Ms. Coleman Smith adds, “When we think of the category of personal style in terms of how you look and live, it’s a daily pursuit. One of the things about these cross-platforms is that, when you think of how people use the Internet or mobile phone, it’s a daily part of their lives. We have a unique brand that speaks across platforms. Very strong video-on-demand. We also have a wireless initiative. We’ve been featured on the Apple iTunes storefront with Kimora.”

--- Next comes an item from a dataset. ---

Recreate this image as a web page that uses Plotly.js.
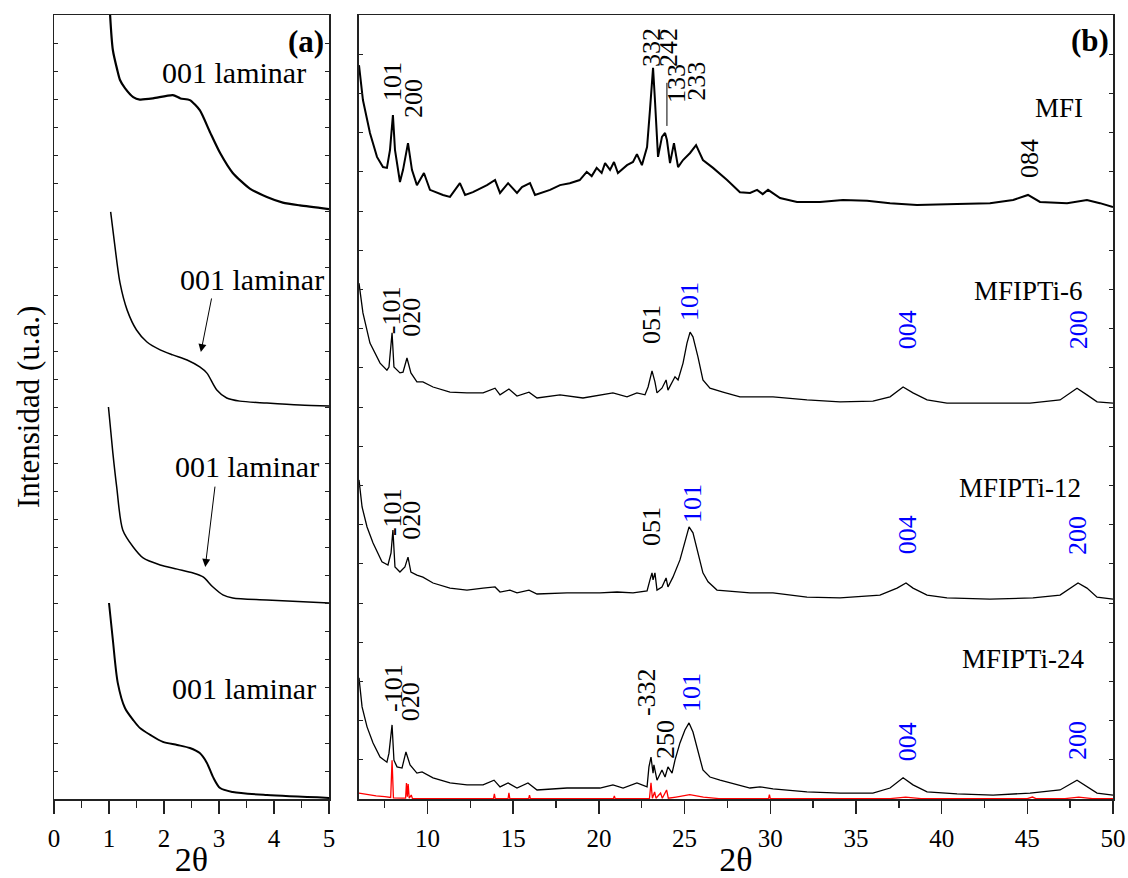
<!DOCTYPE html>
<html><head><meta charset="utf-8">
<script src="https://cdn.plot.ly/plotly-3.0.1.min.js"></script>
<style>body{margin:0;background:#fff}#chart{width:1128px;height:878px}</style>
</head><body><div id="chart"></div>
<script>
// ---------- Panel (a): low-angle XRD, 2θ 0–5 ----------
const a_mfi_x = [1.00,1.02,1.07,1.15,1.20,1.29,1.44,1.56,1.80,2.16,2.30,2.47,2.65,2.84,3.02,3.25,3.56,3.87,4.16,4.47,5.00];
const a_mfi_y = [29.0,28.0,26.75,26.04,25.68,25.39,25.07,24.98,25.02,25.14,25.02,24.96,24.60,23.80,23.07,22.36,21.80,21.50,21.30,21.20,21.07];

const a_ti6_x = [1.03,1.10,1.20,1.33,1.50,1.69,1.93,2.16,2.42,2.65,2.78,2.96,3.14,3.38,3.87,4.47,5.00];
const a_ti6_y = [20.97,19.86,18.43,17.46,16.75,16.32,16.04,15.86,15.68,15.43,15.21,14.61,14.32,14.21,14.14,14.07,14.04];

const a_ti12_x = [0.99,1.07,1.14,1.25,1.44,1.62,1.93,2.24,2.53,2.71,2.89,3.07,3.25,3.87,5.00];
const a_ti12_y = [14.00,12.36,11.14,9.61,9.00,8.61,8.36,8.21,8.07,7.93,7.57,7.29,7.18,7.11,7.00];

const a_ti24_x = [1.00,1.07,1.16,1.29,1.44,1.56,1.75,1.98,2.24,2.47,2.65,2.78,2.89,3.02,3.25,3.87,5.00];
const a_ti24_y = [7.00,5.68,4.14,3.25,2.82,2.54,2.29,2.04,1.93,1.82,1.64,1.29,0.79,0.39,0.25,0.14,0.04];

// ---------- Panel (b): wide-angle XRD, 2θ 6–50 ----------
const b_mfi_x = [6.00,6.23,6.64,7.05,7.40,7.63,7.81,7.98,8.10,8.39,8.57,8.86,9.09,9.38,9.79,10.14,10.90,11.31,11.89,12.19,12.65,13.47,13.94,14.23,14.70,15.22,15.51,15.98,16.27,17.15,17.73,18.30,18.88,19.29,19.58,19.87,20.16,20.36,20.65,20.88,21.11,21.64,21.99,22.22,22.51,22.81,22.98,23.16,23.27,23.45,23.68,23.86,23.97,24.15,24.38,24.62,24.91,25.32,25.67,26.07,26.66,27.48,28.23,28.82,29.23,29.56,29.87,30.57,31.56,32.90,34.24,35.65,36.99,38.56,40.90,42.82,44.17,45.04,45.74,47.32,48.48,49.24,50.00];
const b_mfi_y = [18.72,17.83,16.99,16.38,16.12,16.10,16.56,17.45,16.56,15.74,16.05,16.73,16.05,15.66,15.97,15.54,15.41,15.36,15.71,15.41,15.48,15.66,15.79,15.46,15.71,15.46,15.61,15.71,15.41,15.54,15.66,15.71,15.79,16.00,15.89,16.10,15.97,16.22,16.05,16.25,15.97,16.17,16.25,16.45,16.17,16.63,17.58,18.65,17.83,16.38,16.89,16.99,16.81,16.22,16.73,16.12,16.30,16.48,16.68,16.30,16.10,15.79,15.48,15.46,15.54,15.43,15.54,15.33,15.23,15.23,15.28,15.26,15.20,15.15,15.18,15.20,15.28,15.41,15.23,15.20,15.28,15.20,15.10];

const b_ti6_x = [6.00,6.23,6.64,7.23,7.63,7.75,7.93,8.04,8.39,8.57,8.80,9.03,9.38,9.73,10.32,11.31,12.30,13.24,13.94,14.23,14.75,15.22,15.92,16.39,17.73,19.07,20.82,21.64,22.22,22.69,22.87,23.10,23.27,23.39,23.68,23.92,24.03,24.44,24.62,24.91,25.14,25.32,25.49,25.78,26.07,26.48,27.24,28.23,30.16,32.14,34.07,35.99,36.99,37.75,38.33,39.15,40.31,42.82,45.16,46.91,47.90,48.48,49.07,50.00];
const b_ti6_y = [13.16,12.40,11.63,11.12,10.94,11.02,11.89,11.02,10.87,10.89,11.25,10.87,10.64,10.64,10.51,10.38,10.36,10.36,10.48,10.31,10.46,10.28,10.38,10.23,10.31,10.23,10.36,10.26,10.36,10.31,10.51,10.92,10.64,10.36,10.48,10.69,10.43,10.77,10.69,11.12,11.63,11.91,11.79,11.28,10.69,10.48,10.38,10.26,10.26,10.18,10.13,10.15,10.26,10.51,10.36,10.18,10.10,10.10,10.10,10.18,10.48,10.31,10.13,10.10];

const b_ti12_x = [6.00,6.18,6.47,6.82,7.34,7.69,7.87,7.98,8.10,8.39,8.68,8.86,9.03,9.38,9.73,10.32,11.31,12.30,13.24,13.94,14.23,14.81,15.22,15.92,16.39,18.14,20.06,21.06,21.99,22.81,22.98,23.10,23.16,23.27,23.39,23.68,23.92,24.03,24.32,24.73,25.02,25.26,25.49,25.78,26.07,26.37,26.89,28.82,30.16,32.14,34.07,36.40,37.40,37.92,38.33,39.15,40.31,42.82,45.33,46.91,47.96,48.48,49.07,50.00];
const b_ti12_y = [8.14,7.45,6.94,6.53,6.05,5.97,6.28,6.86,5.92,5.79,5.92,6.17,5.79,5.71,5.66,5.51,5.38,5.33,5.38,5.41,5.28,5.33,5.26,5.33,5.23,5.26,5.26,5.28,5.26,5.31,5.59,5.77,5.59,5.77,5.33,5.41,5.64,5.41,5.66,6.10,6.56,6.94,6.79,6.28,5.77,5.54,5.33,5.26,5.26,5.15,5.13,5.20,5.38,5.51,5.38,5.20,5.13,5.10,5.13,5.20,5.51,5.38,5.15,5.10];

const b_ti24_x = [6.00,6.18,6.47,6.82,7.23,7.63,7.75,7.93,8.04,8.22,8.51,8.74,8.98,9.38,9.68,10.32,11.31,12.30,13.24,13.88,14.23,14.70,15.22,15.86,16.39,18.14,20.06,20.82,21.41,22.22,22.81,22.92,23.04,23.16,23.21,23.39,23.68,23.86,24.03,24.27,24.44,24.73,25.02,25.26,25.49,25.78,26.07,26.48,27.07,28.82,29.40,30.16,32.14,34.07,35.99,36.99,37.75,38.33,39.15,40.90,43.00,45.16,46.91,47.90,48.48,49.07,50.00];
const b_ti24_y = [3.09,2.35,1.84,1.43,1.07,0.94,1.17,1.89,0.99,0.82,0.79,1.20,0.87,0.66,0.69,0.54,0.41,0.36,0.36,0.48,0.31,0.41,0.28,0.41,0.23,0.28,0.28,0.36,0.28,0.41,0.31,0.82,1.07,0.66,0.87,0.48,0.74,0.56,0.82,0.66,0.99,1.43,1.76,1.94,1.71,1.25,0.74,0.56,0.48,0.28,0.31,0.26,0.18,0.15,0.15,0.28,0.54,0.36,0.18,0.13,0.10,0.15,0.23,0.48,0.31,0.15,0.10];

// reference pattern (red)
const b_ref_x = [6.00,6.50,7.00,7.50,7.85,7.93,8.01,8.50,8.72,8.77,8.82,8.87,8.93,9.05,9.12,10.00,13.85,13.90,13.95,14.70,14.75,14.80,15.90,15.95,16.00,20.85,20.90,20.95,22.95,23.04,23.12,23.25,23.33,23.60,23.70,23.95,24.05,24.50,25.30,26.10,27.00,29.90,29.95,30.00,37.00,37.90,38.80,45.00,45.30,45.50,47.20,48.00,48.80,50.00];
const b_ref_y = [0.15,0.11,0.08,0.06,0.04,0.99,0.03,0.02,0.02,0.41,0.06,0.38,0.02,0.10,0.01,0.01,0.01,0.13,0.01,0.01,0.16,0.01,0.01,0.10,0.01,0.01,0.08,0.01,0.01,0.41,0.02,0.18,0.02,0.15,0.02,0.23,0.02,0.05,0.11,0.05,0.01,0.01,0.11,0.01,0.01,0.05,0.01,0.01,0.05,0.01,0.01,0.05,0.01,0.01];

const FONT = 'Liberation Serif, Times New Roman, serif';
const AX = '#222';

function tr(x, y, xa, ya, w, c, smooth) {
  const line = {color: c || '#000', width: w};
  if (smooth) { line.shape = 'spline'; line.smoothing = smooth; }
  return {x: x, y: y, xaxis: xa, yaxis: ya, type: 'scatter', mode: 'lines',
          line: line, hoverinfo: 'skip', cliponaxis: true};
}

const data = [
  tr(a_mfi_x, a_mfi_y, 'x', 'y', 2.2, null, 0.6),
  tr(a_ti6_x, a_ti6_y, 'x', 'y', 1.5, null, 0.8),
  tr(a_ti12_x, a_ti12_y, 'x', 'y', 1.5, null, 0.8),
  tr(a_ti24_x, a_ti24_y, 'x', 'y', 2.0, null, 0.8),
  tr(b_ref_x, b_ref_y, 'x2', 'y2', 1.3, '#ff0000'),
  tr(b_mfi_x, b_mfi_y, 'x2', 'y2', 2.0),
  tr(b_ti6_x, b_ti6_y, 'x2', 'y2', 1.3),
  tr(b_ti12_x, b_ti12_y, 'x2', 'y2', 1.3),
  tr(b_ti24_x, b_ti24_y, 'x2', 'y2', 1.3)
];

function xaxisDef(domain, range, dtick, minorD, anchor) {
  return {domain: domain, range: range, anchor: anchor, tick0: 0, dtick: dtick,
    showgrid: false, zeroline: false, showline: true, linecolor: AX, linewidth: 1.5, mirror: true,
    layer: 'below traces',
    ticks: 'outside', ticklen: 13, tickwidth: 1.5, tickcolor: AX,
    minor: {dtick: minorD, tick0: 0, ticks: 'outside', ticklen: 7, tickwidth: 1.5, tickcolor: AX, showgrid: false},
    tickfont: {family: FONT, size: 25, color: '#000'}, ticklabelstandoff: 3,
    title: {text: '2θ', font: {family: FONT, size: 34, color: '#000'}, standoff: 2}};
}
function topAxisDef(over, anchor, range, dtick) {
  return {overlaying: over, anchor: anchor, side: 'top', range: range, tick0: 0, dtick: dtick,
    showgrid: false, zeroline: false, showline: false, ticks: 'inside', ticklen: 4, tickwidth: 1,
    tickcolor: AX, showticklabels: false};
}
function yaxisDef(range, anchor) {
  return {domain: [0, 1], range: range, anchor: anchor, tick0: 0, dtick: 1,
    showgrid: false, zeroline: false, showline: true, linecolor: AX, linewidth: 1.5, mirror: 'ticks',
    ticks: 'inside', ticklen: 4, tickwidth: 1, tickcolor: AX, showticklabels: false};
}

function lab(text, x, y, xa, opts) {
  const o = opts || {};
  return {text: text, x: x, y: y, xref: xa, yref: xa === 'x' ? 'y' : 'y2', showarrow: false,
          textangle: o.rot ? -90 : 0, xanchor: o.xanchor || 'center', yanchor: 'middle',
          font: {family: FONT, size: o.size || 26, color: o.color || '#000'}};
}
function arrow(x, y, ax, ay) {
  return {text: '', x: x, y: y, ax: ax, ay: ay, xref: 'x', yref: 'y', axref: 'x', ayref: 'y',
          showarrow: true, arrowhead: 2, arrowsize: 1.6, arrowwidth: 1, arrowcolor: '#000'};
}
const BLUE = '#0000ff';
const R = {rot: true};
const RB = {rot: true, color: BLUE};

const annotations = [
  // panel a
  lab('<b>(a)</b>', 4.95, 27.07, 'x', {xanchor: 'right', size: 31}),
  lab('001 laminar', 3.27, 25.96, 'x', {size: 30}),
  lab('001 laminar', 3.60, 18.57, 'x', {size: 30}),
  lab('001 laminar', 3.51, 11.86, 'x', {size: 30}),
  lab('001 laminar', 3.45, 3.96, 'x', {size: 30}),
  arrow(2.67, 15.96, 2.87, 17.93),
  arrow(2.75, 8.29, 2.93, 11.21),
  // panel b
  lab('<b>(b)</b>', 49.9, 19.34, 'x2', {xanchor: 'right', size: 31}),
  lab('MFI', 48.37, 17.63, 'x2', {xanchor: 'right', size: 27}),
  lab('MFIPTi-6', 48.37, 12.96, 'x2', {xanchor: 'right', size: 27}),
  lab('MFIPTi-12', 48.25, 7.93, 'x2', {xanchor: 'right', size: 27}),
  lab('MFIPTi-24', 48.48, 3.57, 'x2', {xanchor: 'right', size: 27}),
  // MFI hkl
  lab('101', 7.93, 18.29, 'x2', R),
  lab('200', 9.15, 17.88, 'x2', R),
  lab('332', 23.10, 19.16, 'x2', R),
  lab('242', 24.03, 19.18, 'x2', R),
  lab('133', 24.56, 18.24, 'x2', R),
  lab('233', 25.72, 18.32, 'x2', R),
  lab('084', 45.16, 16.33, 'x2', R),
  // MFIPTi-6
  lab('-101', 7.87, 12.47, 'x2', R),
  lab('020', 9.09, 12.30, 'x2', R),
  lab('051', 23.04, 12.09, 'x2', R),
  lab('101', 25.32, 12.68, 'x2', RB),
  lab('004', 37.98, 11.96, 'x2', RB),
  lab('200', 47.96, 11.96, 'x2', RB),
  // MFIPTi-12
  lab('-101', 7.93, 7.32, 'x2', R),
  lab('020', 9.09, 7.12, 'x2', R),
  lab('051', 23.10, 6.94, 'x2', R),
  lab('101', 25.43, 7.55, 'x2', RB),
  lab('004', 37.98, 6.73, 'x2', RB),
  lab('200', 47.96, 6.71, 'x2', RB),
  // MFIPTi-24
  lab('-101', 7.98, 2.83, 'x2', R),
  lab('020', 8.98, 2.47, 'x2', R),
  lab('-332', 22.81, 2.73, 'x2', R),
  lab('250', 23.92, 1.51, 'x2', R),
  lab('101', 25.43, 2.73, 'x2', RB),
  lab('004', 37.98, 1.45, 'x2', RB),
  lab('200', 47.96, 1.48, 'x2', RB),
  // y title
  {text: 'Intensidad (u.a.)', xref: 'paper', yref: 'paper', x: -0.0246, y: 0.5, textangle: -90,
   showarrow: false, xanchor: 'center', yanchor: 'middle', font: {family: FONT, size: 31, color: '#000'}}
];

const layout = {
  width: 1128, height: 878, margin: {l: 54, r: 15, t: 15, b: 79},
  paper_bgcolor: '#fff', plot_bgcolor: '#fff', showlegend: false,
  font: {family: FONT, color: '#000', size: 24},
  xaxis: xaxisDef([0, 0.2597], [0, 5], 1, 0.5, 'y'),
  yaxis: yaxisDef([0, 28], 'x'),
  xaxis2: xaxisDef([0.2880, 1], [6, 50], 5, 2.5, 'y2'),
  yaxis2: yaxisDef([0, 20], 'x2'),
  xaxis3: topAxisDef('x', 'y', [0, 5], 1),
  xaxis4: topAxisDef('x2', 'y2', [6, 50], 2.5),
  shapes: [{type: 'line', xref: 'x2', yref: 'y2', x0: 23.97, x1: 23.97, y0: 17.17, y1: 18.27,
            line: {color: '#000', width: 1}}],
  annotations: annotations
};

Plotly.newPlot('chart', data, layout, {displayModeBar: false, staticPlot: true});
</script></body></html>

Food Network also emphasizes helping women, especially during the daytime part of its schedule. “In the morning and into the afternoon until 7 o’clock, women are in meal-preparation mode. They are looking for solutions, information, ideas,” said Mr. Smith. “The average American mom has to make two to three meals a day, seven days a week for her family. It’s a lot of meals she has to come up with. She’s looking for solutions and ideas—that’s shows like ‘30-Minute Meals’ with Rachael Ray and ‘Semi-Homemade With Sandra Lee.’
“After 7, we have Food Network night-time. It’s when people are sitting back and relaxing and they’re looking more for entertainment. They’re still interested in the category of food, but they want the food to entertain them more than they want food instruction.”